If we, through our excessive concern, insist on being master of our life, we fail to bring glory to God. Because the plain truth of Scripture, from Genesis to Revelation, is that God is glorified by our dependence on Him. Our excessive concern reveals that we have yet to comprehend that not a sparrow falls to the ground apart from the will of our Heavenly Father (Mt. 10:29). Our excessive concern reveals that we have not yet grasped that God has everything under control.

It is also true that our anxious thoughts prevent us from comprehending Paul's statement that "God causes all things to work together for good to those who love God"(Rom. 8:28). Spurgeon likens this to taking a telescope, "breathing on it with the hot breath of our anxiety, putting it to our eye, and then saying that we cannot see anything". When anxious thoughts prevail, it makes us incapable of seeing what God is doing in our midst.

So how do we fix this? We pray. One of the main purposes of prayer is, in fact, to gain insight into what God is doing in our midst. Paul tells us, "in everything by prayer and supplication with thanksgiving let your requests be made known to God"(4:6).
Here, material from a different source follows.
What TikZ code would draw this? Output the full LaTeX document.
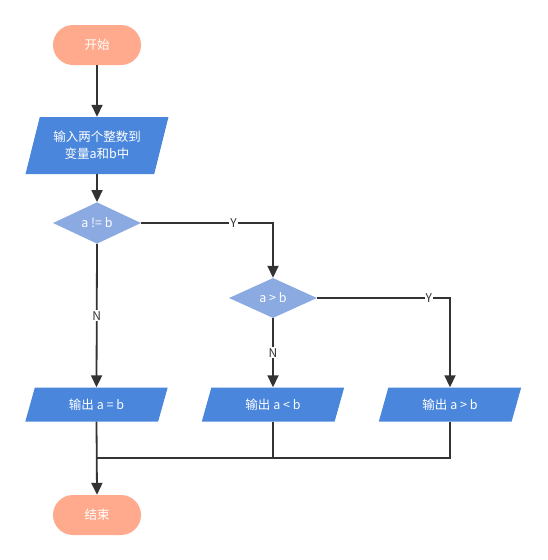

In the Greek, one cannot fail to miss what Paul is saying here. Paul is using 3 different Greek words for prayer here as he charts a path to Christian joy. One could responsibly translate verse 6 this way, "Be anxious for nothing, but in everything by prayer and prayer with thanksgiving, pray".

Why does Paul command this? Is God ignorant of what we need until we give Him our list of requests? Of course He isn't! You are commanded to make known your requests to God, not because He does not know, but perhaps because you do not know. It is common for us to be anxious about many things without even knowing precisely what we are anxious about.

Notice also that Paul insists that we offer our prayer "with thanksgiving". Surely what Paul has in mind here is a recalling of God's goodness and faithfulness in the past that will, in turn, protect us from anxiety in the future. When we remind ourselves that God's grace has brought us safe thus far, we gain confidence in the promise that grace will carry us home.

And what does God promise to do for us when we pray in this manner? Have you ever noticed that Paul does not say that we shall necessarily receive the things we ask for? You might expect Paul to say, "let your requests be made known to God and God will fulfill your requests"--but Paul does not say that. Instead, Paul says, "let your requests be made known to God and the peace of God, which surpasses all understanding, shall guard your hearts and your minds in Christ Jesus"(4:7).

God does not always give us what we ask for, but God does promise, however, to give a supernatural peace to those who share their needs with Him. God does promise His presence.

Your anxieties may be as simple as getting to church on time or as complex as dealing with the death or illness of a loved one. God's presence can see you through. His love can provide peace in the most terrible times.

If you are like me, and tend to get anxious, let me encourage you today to cast your cares before God. God may not make your circumstances better, but He may make YOU better. This is cause for rejoicing.

Friends, be anxious for nothing. And since that command is easier said than done, I implore you: pray, pray, and pray some more. For only then will you be able to fulfill that blessed command: "Rejoice in the Lord always, again I say rejoice!".